The greatest harm we inflict on the planet, and thus ourselves, is that we create “by-products” — what we take from the earth to benefit our comfort results in a side-effect, a consequence of potentially greater negative affect than the removal of that initial resource. We strip-mine the earth for coal and cause ecological harm on more levels than just the air-pollution created in the buring of coal. We raze forests, ancient and re-planted, causing multiple ramifications to our environment. We drill deep into the earth on land and sea to withdraw fossil fuels that pollute the earth, the sea with oil spills, the air and water during manufacturing, the air when used for heat or combustion, and as waste in the form of plastics and other single-use products of almost infinite variety. And at the extreme, we harness the atom which we explode for power as energy or political/ideological force and control.

We have lost our way

This is what we can learn from the COVID-19 virus and pandemic if we are open to intuiting this natural message, this warning if you like. We must change our ways. We know this but this is what we have come to experience in other areas of life, that in order to change, sometimes we need to experience great hardship, loss, or disruption. We are so caught up in our every day ego-experience of me, me, me, that it takes a force of nature to make us stop, to force us into social isolation and to shut down much of the workings of the world as we know it. And not just for a week or two, but going on now for close to three months.

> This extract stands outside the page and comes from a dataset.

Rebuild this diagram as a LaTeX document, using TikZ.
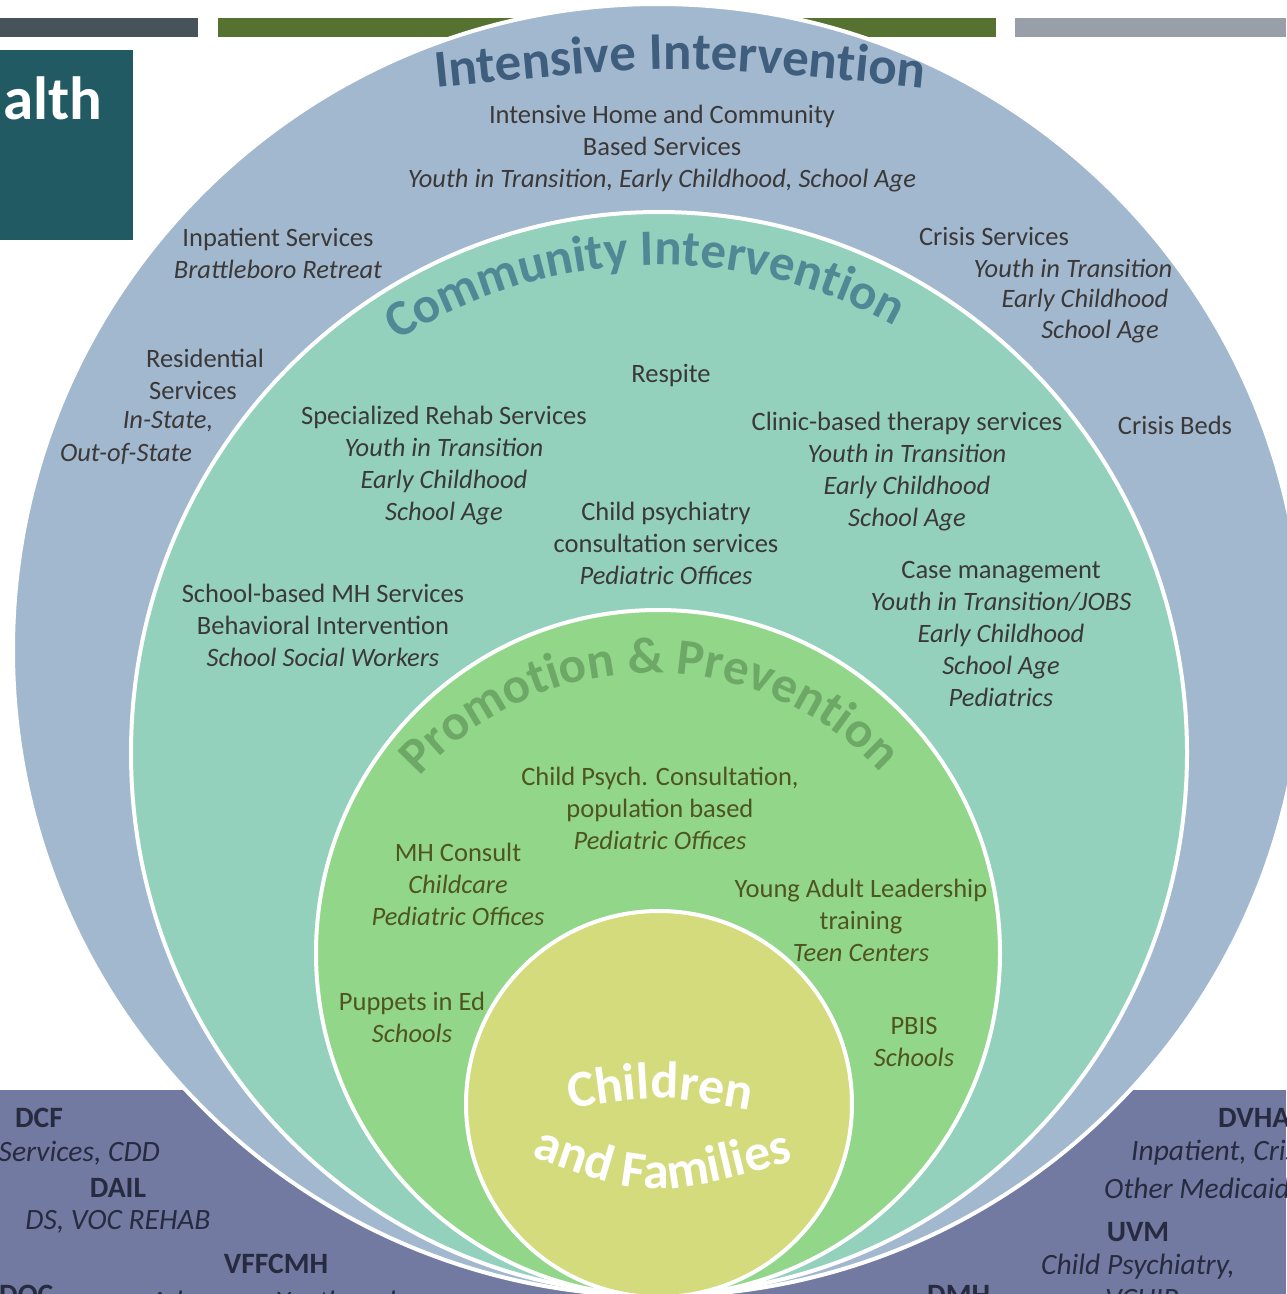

Image credit: Tranquility by Petri Damstén

An invitation to practice a human-hearted response during this pandemic

Practice equanimity over judgement.

Practice compassion for front-line workers.

Practice paying conscientious attention to physical distancing.

Live your life as if you are asymptomatic and that your choices could irreparably harm the health and life of others.

Leading in this way doesn’t make you immune to the virus, however you can choose who you want to be in the oneness of a more caring humanity.